Shot in monochrome, the film’s washed out and lifeless aesthetics are in keeping with its subject, presenting a gritty, mechanized narrative that transports you into a realm of mechanical assimilation and a torturous series of unstoppable events. The fear of artificial intelligence becoming self-aware, which was prevalent throughout the early nineties, amalgamates nicely with the surreal imagery of David Lynch’s 1977 noir nightmare Eraserhead and the body horror of David Cronenberg.

In Tetsuo II: Body Hammer, the ‘Iron Man’ transforms into a cyberkinetic gun after a gang of leather clad gangsters kidnap his son.
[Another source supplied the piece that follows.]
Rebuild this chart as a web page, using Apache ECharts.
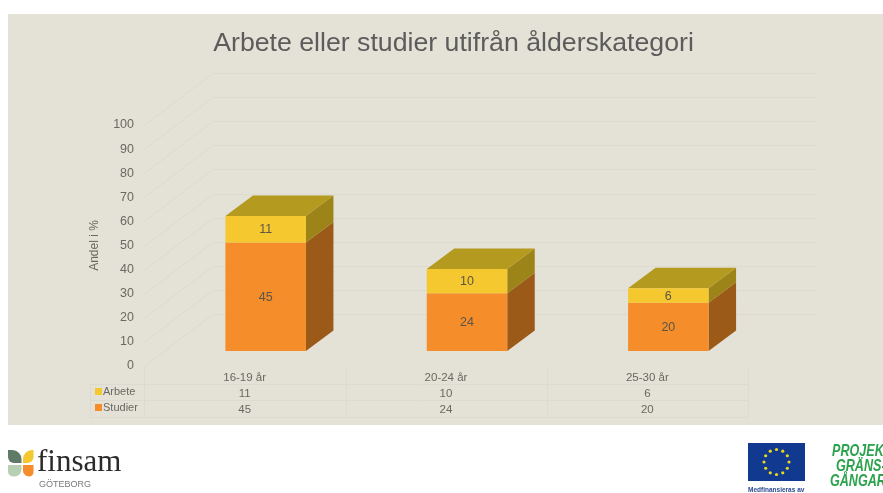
<!DOCTYPE html>
<html><head><meta charset="utf-8">
<style>html,body{margin:0;padding:0;background:#fff}#c{width:883px;height:493px}</style>
<script src="https://cdn.jsdelivr.net/npm/echarts@6/dist/echarts.min.js"></script></head>
<body><div id="c"></div>
<script>
const categories = ['16-19 år', '20-24 år', '25-30 år'];
const arbete = [11, 10, 6];
const studier = [45, 24, 20];
const yTicks = [0, 10, 20, 30, 40, 50, 60, 70, 80, 90, 100];
const FONT = '"Liberation Sans", sans-serif';
const TXT = '#6a6861';
const LINE = '#dddad0';
const chart = echarts.init(document.getElementById('c'));

function wallRender(params, api) {
  const cs = params.coordSys;
  const p = api.coord([0, api.value(0)]);
  const x0 = cs.x, y = Math.round(p[1]) + 0.5;
  return { type: 'polyline', silent: true,
    shape: { points: [[x0, y], [x0 + 69, y - 52], [x0 + 673, y - 52]] },
    style: { fill: 'none', stroke: LINE, lineWidth: 1 } };
}
function barRender(colors, withTop) {
  return function (params, api) {
    const i = api.value(0), lo = api.value(1), hi = api.value(2);
    const c = api.coord([i, 0]);
    const a = api.coord([i, lo]), b = api.coord([i, hi]);
    const ox = 21, oy = -15, w = 80.5, dx = 27.5, dy = -20.5;
    const L = c[0] + ox - w / 2, R = L + w, B = a[1] + oy, T = b[1] + oy;
    const kids = [
      { type: 'polygon', shape: { points: [[R, B], [R + dx, B + dy], [R + dx, T + dy], [R, T]] },
        style: { fill: colors.side } },
      { type: 'rect', shape: { x: L, y: T, width: w, height: B - T },
        style: { fill: colors.front } },
      { type: 'text', style: { x: L + w / 2, y: (T + B) / 2 + 0.5, text: String(hi - lo), align: 'center', verticalAlign: 'middle',
        font: '12.5px ' + FONT, fill: '#5c5647' } }
    ];
    if (withTop) kids.splice(1, 0, { type: 'polygon',
      shape: { points: [[L, T], [L + dx, T + dy], [R + dx, T + dy], [R, T]] },
      style: { fill: colors.top } });
    return { type: 'group', children: kids };
  };
}
const tableLine = (x1, y1, x2, y2) => ({ type: 'line', silent: true, z: 1,
  shape: { x1: x1 + 0.5, y1: y1 + 0.5, x2: x2 + 0.5, y2: y2 + 0.5 }, style: { stroke: LINE, lineWidth: 1 } });
const stars = [];
for (let k = 0; k < 12; k++) {
  const t = k * Math.PI / 6;
  stars.push({ type: 'circle', z: 3, shape: { cx: 776.5 + 12.5 * Math.sin(t), cy: 462 - 12.5 * Math.cos(t), r: 1.6 }, style: { fill: '#e9d81e' } });
}
const petal = (x, y, width, height, r, fill) => ({ type: 'rect', z: 3, shape: { x, y, width, height, r }, style: { fill } });
const label = (x, y, text, font, fill) => ({ type: 'text', z: 3, style: { x, y, text, font, fill, verticalAlign: 'middle' } });
const squeezed = (x, y, text) => ({ type: 'text', z: 3, x, y, scaleX: 0.74,
  style: { x: 0, y: 0, text, font: 'italic bold 17px ' + FONT, fill: '#2ba24c', verticalAlign: 'middle' } });

chart.setOption({
  animation: false,
  backgroundColor: '#ffffff',
  title: { text: 'Arbete eller studier utifrån ålderskategori', left: 448.5, top: 25, textAlign: 'center',
    textStyle: { fontFamily: FONT, fontSize: 26.7, fontWeight: 'normal', color: '#5c5c5c' } },
  legend: { orient: 'vertical', left: 95, top: 386, itemWidth: 7, itemHeight: 7, itemGap: 5,
    data: ['Arbete', 'Studier'], icon: 'rect', padding: 0,
    textStyle: { fontFamily: FONT, fontSize: 11, color: TXT, padding: [0, 0, 0, -4] } },
  grid: { left: 144, right: 135, top: 125, bottom: 127 },
  xAxis: { type: 'category', data: categories,
    axisLine: { show: false }, axisTick: { show: false },
    axisLabel: { interval: 0, margin: 4, fontFamily: FONT, fontSize: 11.5, color: TXT, lineHeight: 16,
      formatter: (v, i) => v + '\n' + arbete[i] + '\n' + studier[i] } },
  yAxis: { type: 'value', min: 0, max: 100, interval: 10,
    name: 'Andel i %', nameLocation: 'middle', nameGap: 43, nameRotate: 90,
    nameTextStyle: { fontFamily: FONT, fontSize: 12, color: TXT },
    axisLine: { show: false }, axisTick: { show: false }, splitLine: { show: false },
    axisLabel: { margin: 10, fontFamily: FONT, fontSize: 12.5, color: TXT } },
  graphic: { elements: [
    { type: 'rect', z: -10, silent: true, shape: { x: 8, y: 14, width: 875, height: 411 }, style: { fill: '#e4e1d6' } },
    tableLine(90, 384, 748, 384), tableLine(90, 400, 748, 400), tableLine(90, 417, 748, 417),
    tableLine(90, 384, 90, 417), tableLine(144, 366, 144, 417), tableLine(346, 366, 346, 417),
    tableLine(547, 366, 547, 417), tableLine(748, 366, 748, 417),
    petal(8, 450, 13.5, 13, [0, 9, 0, 6], '#5f7a66'),
    petal(23, 450, 10.5, 13, [9, 0, 6, 0], '#f4c82e'),
    petal(8, 465, 13.5, 11.5, [0, 0, 7, 5], '#b9cfb4'),
    petal(23, 465, 10.5, 11.5, [0, 0, 5, 7], '#f48d2a'),
    label(37, 463, 'finsam', '31px "Liberation Serif", serif', '#2b2b2b'),
    label(39, 485, 'GÖTEBORG', '9px "Liberation Sans", sans-serif', '#77787a'),
    { type: 'rect', z: 3, shape: { x: 748, y: 443, width: 57, height: 38 }, style: { fill: '#10398f' } },
    ...stars,
    label(748, 490, 'Medfinansieras av', 'bold 6.5px "Liberation Sans", sans-serif', '#2a4a90'),
    squeezed(832, 451, 'PROJEKT'),
    squeezed(836, 466, 'GRÄNS-'),
    squeezed(830, 481, 'GÅNGARNA')
  ] },
  series: [
    { type: 'custom', name: 'walls', silent: true, z: 1, coordinateSystem: 'cartesian2d',
      renderItem: wallRender, data: yTicks.map(v => [v]), encode: { y: 0 } },
    { type: 'custom', name: 'Studier', z: 3, itemStyle: { color: '#f48d2a' },
      renderItem: barRender({ front: '#f48d2a', side: '#9b5a17' }, false),
      data: categories.map((c, i) => [i, 0, studier[i]]), encode: { x: 0, y: 2 } },
    { type: 'custom', name: 'Arbete', z: 4, itemStyle: { color: '#f4c82e' },
      renderItem: barRender({ front: '#f4c82e', side: '#9c8418', top: '#b59a20' }, true),
      data: categories.map((c, i) => [i, studier[i], studier[i] + arbete[i]]), encode: { x: 0, y: 2 } }
  ]
});
</script></body></html>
Less erratic and more conventional, this sequel-of-sorts is slightly reminiscent of Hollywood sci-fi blockbusters of the 1980s, yet Tsukamoto’s fascination with body horror and masculine sexuality remains. Tetsuo II maintains Tsukamoto’s focus on Japanese cultures obsession with shape-changing, using the assimilation of Tokyo from a leafy capital to a mega-metropolis as the central premise behind his central character’s metamorphosis into a gun made of flesh and steel.

Together, Tsukamoto’s Tetsuo double bill presents a fascinating insight into Japanese culture, with this graphic Eastern allegory for society’s dependence on technology a surreal, yet powerful metaphor for both the positive and negative influences of our world’s rapid technological advancement. Both are must-see movies for fans of Asian extreme cinema.